>Last, I grew up calling any car that the top could be removed as
>a 'convertible'. However, I often hear such terms as drop-head-coupe,
>roadster, etc used to refer to our beloved LBCs. Can someone provide
>a run down on what makes a car a roadster, DHC, etc?
Just as they have different terms for tools and car parts,
British and American English have different terms for body
styles. I read a British magazine that had a review of a
1955 Chevy Bel Air two-door hard top, and they thought that
the hard top was popular because "it allowed the drivers to
experience open-air motoring with the comfort and security
of a solid roof when desired." (Of course, that's dating
myself; how many people here remember US two-door hard tops?)
Anyway, British terminology goes about like this:
- Roadster: Minimal weather gear. Hood should be removable
easily and stow in the boot or the garage, on a frame that
disassembles. Side curtains, not roll-up windows, are
the order of the day. Examples: TR-3, MGA, Frogeye Sprite
and Sprite Mk II/Midget Mk I, Healey Hundred (BN-1 and BN-2),
100-6 (BN-4?), and some 3000s (BT-7 and BN-7 but not BJ series).
Early MGBs and Spitfires (both dating from about 1963) split
the difference by having removable roofs and roll-up windows.
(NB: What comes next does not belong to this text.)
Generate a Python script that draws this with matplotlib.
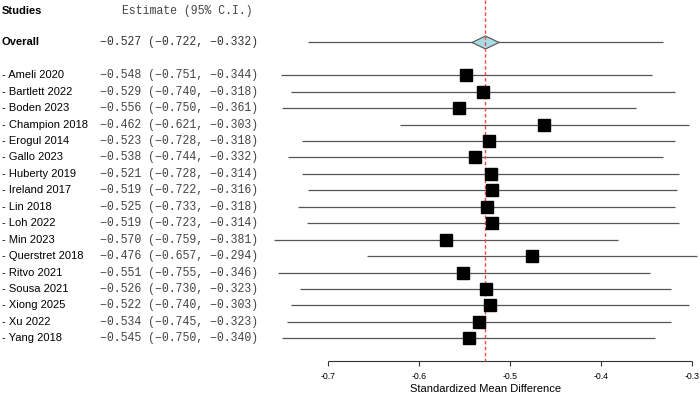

All Real Sports Cars (TM) start out as roadsters and have
weather gear added to them as the product "matures"; Fake
Sports Cars start out with tin hats and have them lopped off
in an effort to bolster sales.
- Tourer: More like what we in the States would call a
convertible. This is a car with weather gear designed
to be stowed but not removed. Later MGBs are correctly
tourers, because the hood folds but remains attached in
normal use, and of course the windows roll down into the
doors. I'm not sure about TR-4s and 4As, I've never
seen Sarah with her hood up (and quite correct that, I might
add). But TR6s and all later TRs (except for the hardtop
TR-7s, of course) are tourers by this definition. There
were also some delightful MG tourers made in the early
Fifties and late Forties, based on the Y series cars
which were saloons built on the T series chassis. An
MG YA Tourer is high on the list of cars I'd like to have,
if only so the family could all go whizzing through the hills
with the top down (in the same car, of course).
- Drop-head Coupe' (accent aigu over the e): Best understood
in comparison to the fixed-head coupe' (such as the MGA Coupe
and various FHC Jaguars of the 140-150 line). These are
cars with the general appointments of the coupe but with
permanently attached folding hoods. Usually these cars are
more luxuriously finished, often with lined hoods and glass
backlights. Best examples are the Jaguar XK-150 drop-head
coupe, the Austin-Healey BJ-8, and the Jensen Interceptor.
Continental enthusiasts would say that the Porsche Speedster
is a roadster, while the Porsche 356 Cabriolet is a drop-
head coupe'.
Along about the middle of the 1960s, these terms ceased to have
much meaning outside of the sales brochure, so you often find
people who grew up since then using them interchangeably or
in some other random manner. Originally, the terms were fairly
specific because they defined what you would expect to get from
your coachbuilder. Nowadays they're basically fun trivia to
swap around a game of darts in the local.